Wiens recalls the time he helped a farmer friend repair a tractor. The tractor was a hi-tech model and the farmer’s spanners, wrenches and screwdrivers were hopelessly inadequate to the task, as was his expertise as a mechanic. But Wiens understood computers and identified the problem: a hydraulic sensor was on the blink, and each time it malfunctioned the onboard computer would shut the tractor down. It would take at least two days for the manufacturer’s technician to order and fit a new sensor.

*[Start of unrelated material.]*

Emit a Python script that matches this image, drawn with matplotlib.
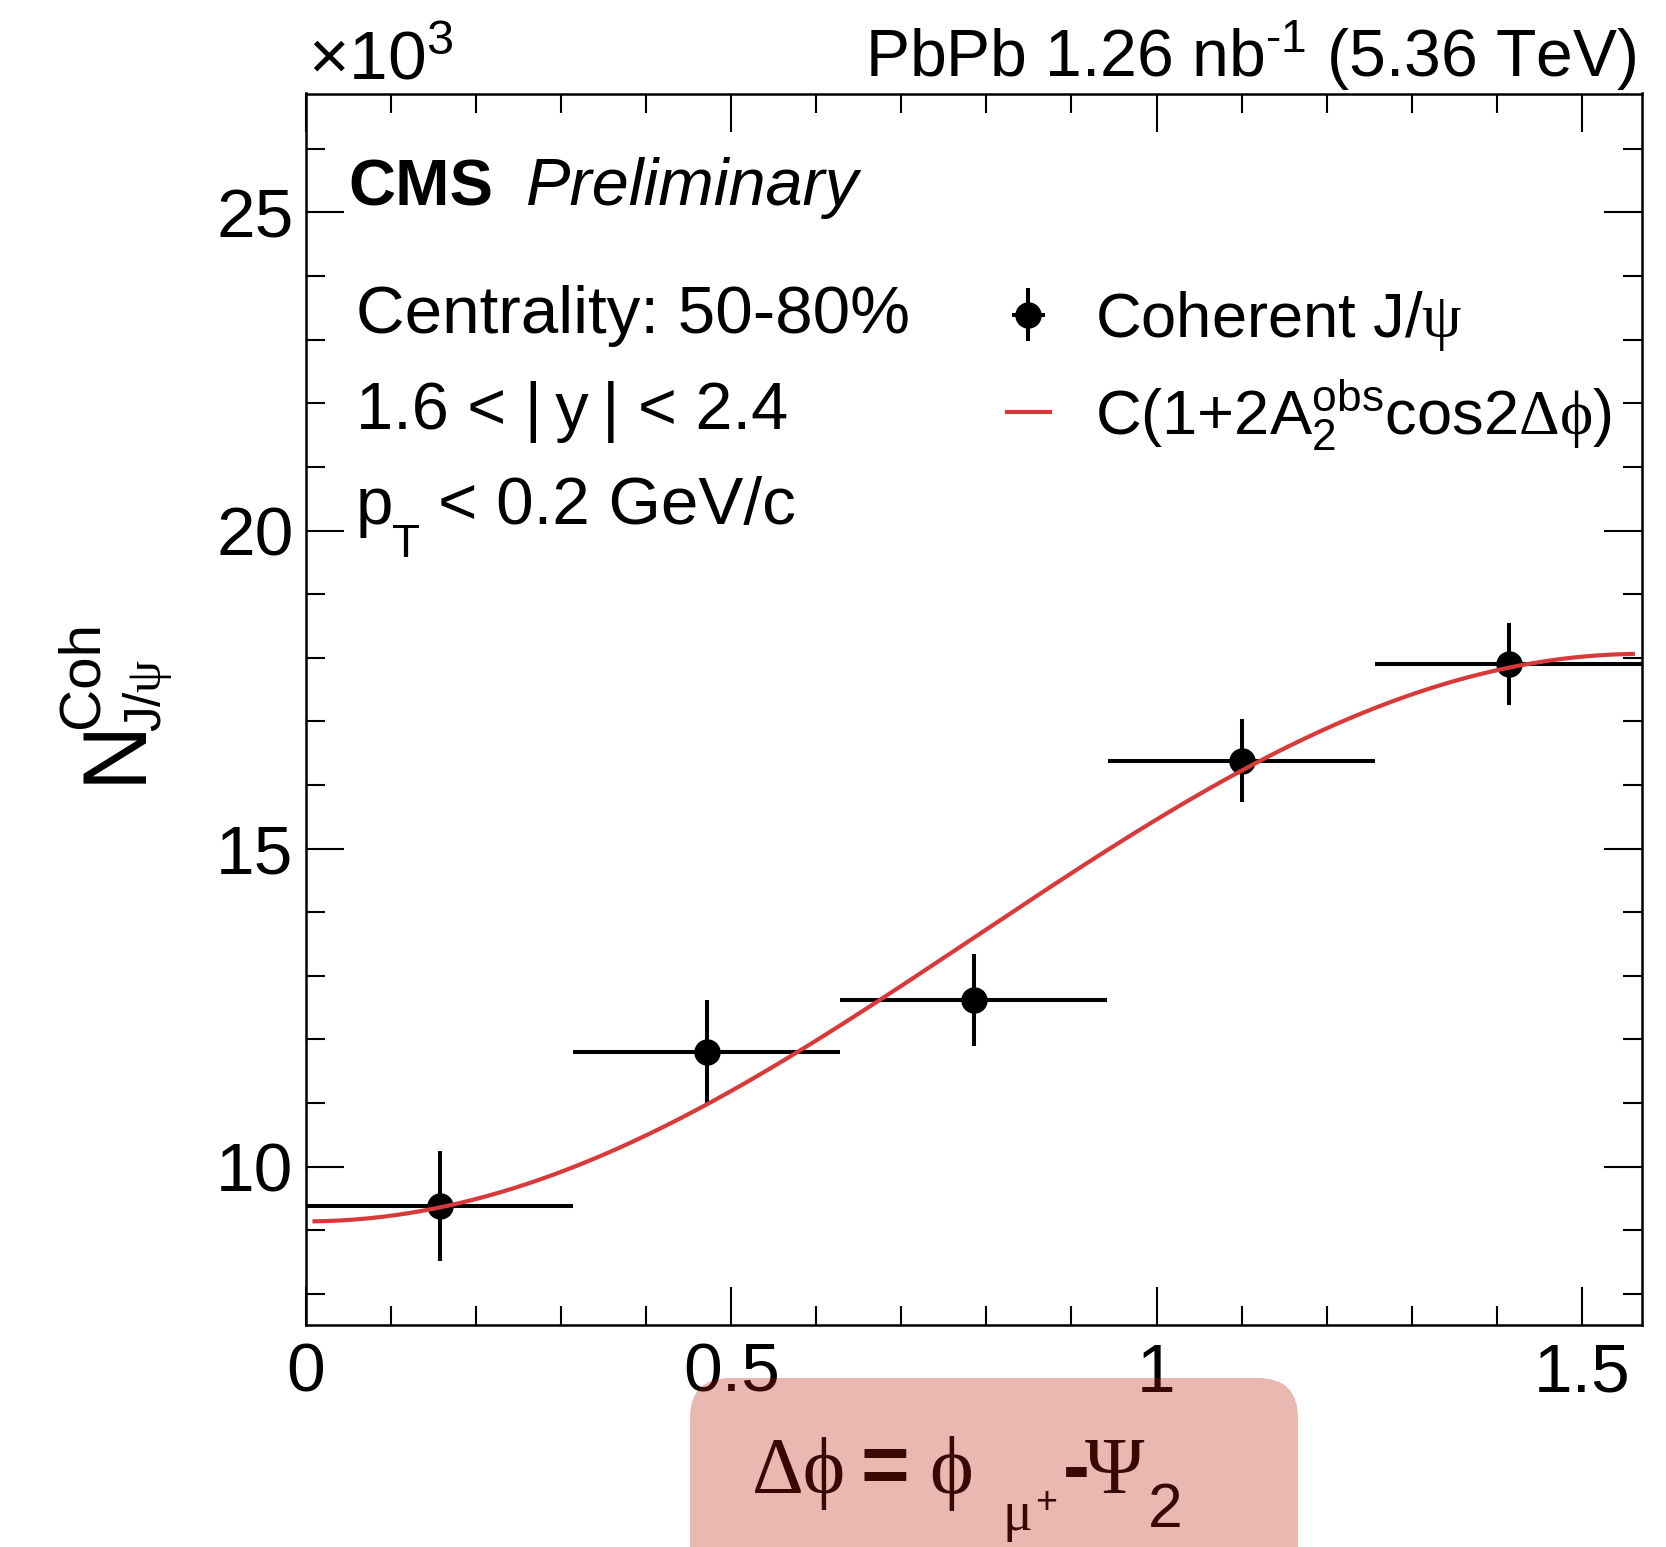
import numpy as np
import matplotlib
matplotlib.use("Agg")
import matplotlib.pyplot as plt
from matplotlib.patches import FancyBboxPatch
from matplotlib.ticker import MultipleLocator
from matplotlib.legend_handler import HandlerErrorbar
from matplotlib.container import ErrorbarContainer

# ---------------- data ----------------
dphi_center = [0.157, 0.471, 0.785, 1.100, 1.414]
dphi_halfwidth = [0.157, 0.157, 0.157, 0.157, 0.157]
n_coh = [9.38, 11.80, 12.62, 16.38, 17.90]          # x10^3
n_coh_err = [0.86, 0.82, 0.72, 0.65, 0.65]          # x10^3
fit_C = 13.60                                        # x10^3
fit_A2 = -0.164
fit_range = [0.01, 1.56]
x_ticks = [0, 0.5, 1, 1.5]
x_ticklabels = ["0", "0.5", "1", "1.5"]
y_ticks = [10, 15, 20, 25]
y_ticklabels = ["10", "15", "20", "25"]

plt.rcParams["font.family"] = ["Liberation Sans", "DejaVu Sans"]
plt.rcParams["mathtext.fontset"] = "custom"
plt.rcParams["mathtext.rm"] = "Liberation Sans"
plt.rcParams["mathtext.it"] = "Liberation Sans:italic"
plt.rcParams["mathtext.bf"] = "Liberation Sans:bold"
plt.rcParams["mathtext.sf"] = "Liberation Sans"
plt.rcParams["mathtext.cal"] = "Liberation Serif"

W, H = 1666, 1547
fig = plt.figure(figsize=(W / 100, H / 100), dpi=100)

ax_l, ax_r, ax_t, ax_b = 306, 1642, 93.5, 1325
ax = fig.add_axes([ax_l / W, 1 - ax_b / H, (ax_r - ax_l) / W, (ax_b - ax_t) / H])

red = "#d83a3a"
xf = np.linspace(fit_range[0], fit_range[1], 400)
yf = fit_C * (1 + 2 * fit_A2 * np.cos(2 * xf))
fit_line, = ax.plot(xf, yf, color=red, lw=3.0, zorder=3,
                    label=r"C(1+2A$^{\mathrm{obs}}_{\mathrm{2}}$cos2$\mathcal{\Delta\phi}$)")
eb = ax.errorbar(dphi_center, n_coh, xerr=dphi_halfwidth, yerr=n_coh_err,
                 fmt="o", color="black", ms=18, elinewidth=2.9, capsize=0, zorder=2,
                 label=r"Coherent J/$\mathcal{\psi}$")

ax.set_xlim(0, np.pi / 2)
ax.set_ylim(7.51, 26.87)
ax.set_xticks(x_ticks)
ax.set_xticklabels(x_ticklabels)
ax.set_yticks(y_ticks)
ax.set_yticklabels(y_ticklabels)
ax.xaxis.set_minor_locator(MultipleLocator(0.1))
ax.yaxis.set_minor_locator(MultipleLocator(1))
ax.tick_params(which="both", direction="in", top=True, right=True, width=1.5,
               labelsize=50)
ax.tick_params(which="major", length=27.5)
ax.tick_params(which="minor", length=13.7)
ax.tick_params(axis="x", which="major", pad=12)
ax.tick_params(axis="y", which="major", pad=9)
for s in ax.spines.values():
    s.set_linewidth(1.8)

# legend
leg = ax.legend(handles=[eb, fit_line], loc="upper left",
                bbox_to_anchor=(1007 / W, 1 - 289 / H), bbox_transform=fig.transFigure,
                frameon=False, fontsize=45.5, borderpad=0, borderaxespad=0,
                handlelength=0.68, handletextpad=0.72, labelspacing=0.38,
                handler_map={ErrorbarContainer: HandlerErrorbar(xerr_size=0.26, yerr_size=0.42)})

# pixel-coordinate overlay axes for free text
pax = fig.add_axes([0, 0, 1, 1], zorder=5)
pax.set_xlim(0, W)
pax.set_ylim(H, 0)
pax.axis("off")

def t(x, y, s, size, **kw):
    kw.setdefault("ha", "left")
    kw.setdefault("va", "baseline")
    return pax.text(x, y, s, fontsize=size, **kw)

t(308, 80, r"×10$^{\mathrm{3}}$", 50)
t(1636, 77, r"PbPb 1.26 nb$^{\text{-1}}$ (5.36 TeV)", 47.5, ha="right")
t(348, 205, "CMS", 47, fontweight="bold")
t(526, 205, "Preliminary", 48, fontstyle="italic")
t(356, 333, "Centrality: 50-80%", 48.5)
t(356, 429, "1.6 < |\u2009y\u2009| < 2.4", 48)
t(356, 524, "p", 48.5)
t(392, 557, "T", 33)
t(438, 524, "< 0.2 GeV/c", 48.5)

# y label (rotated)
rk = dict(rotation=90, rotation_mode="anchor")
t(140, 783, "N", 65, **rk)
t(98, 728, "Coh", 42, **rk)
t(161, 732, r"J/$\mathcal{\psi}$", 37, **rk)

# x label pieces
serif = ["Liberation Serif", "DejaVu Serif"]
t(752, 1493, "Δϕ", 58, family=serif)
t(861, 1493, "=", 60, fontweight="bold")
t(929, 1493, "ϕ", 60, family=serif)
t(1003, 1530, "μ", 40, family=serif)
t(1035, 1513, "+", 27)
t(1063, 1493, "-", 58, fontweight="bold")
t(1085, 1493, "Ψ", 58, family=serif)
t(1148, 1527, "2", 45)

# translucent highlight box over the x label
box = FancyBboxPatch((690, 1378), 608, 260, boxstyle="round,pad=0,rounding_size=40",
                     fc=(0.733, 0.102, 0.024), ec="none", alpha=0.31, zorder=10)
pax.add_patch(box)

fig.savefig("out.png", dpi=100)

”Dave [the farmer] asked me if there was some way to bypass the bum sensor while waiting for the repairman to show up,” he recalls. But that meant fiddling around with the tractor’s proprietary software, specifically the engine control unit.
“An hour later, I hopped out of the cab. Defeated. I was unable to breach the wall of proprietary defences that protected the tECU like a fortress. Dave is a DIY kind of guy, who would like to do more than just change his tractor’s oil. He’d like to be able to modify the engine timing and troubleshoot error codes.
“Most of all, he’d like to be able to repair his equipment himself, because it’s what he’s been doing all his life.”
Who’s really the owner?
Wiens stresses that buyers no longer fully own the equipment or devices they purchase. Rather, manufacturers do, because modifying modern devices requires access to service manuals and diagnostic tools.
“Once we buy an object, any object, we should own it,” he says. “We should be able to lift the hood, unlock it, modify it, repair it without asking for permission from the manufacturer.”
He has a point. On the other hand, a little ‘fiddling’ can have serious consequences (it’s likely to void your warranty, for a start). All the same, iFixit may enable you to do ‘running repairs’ until you can call in the experts.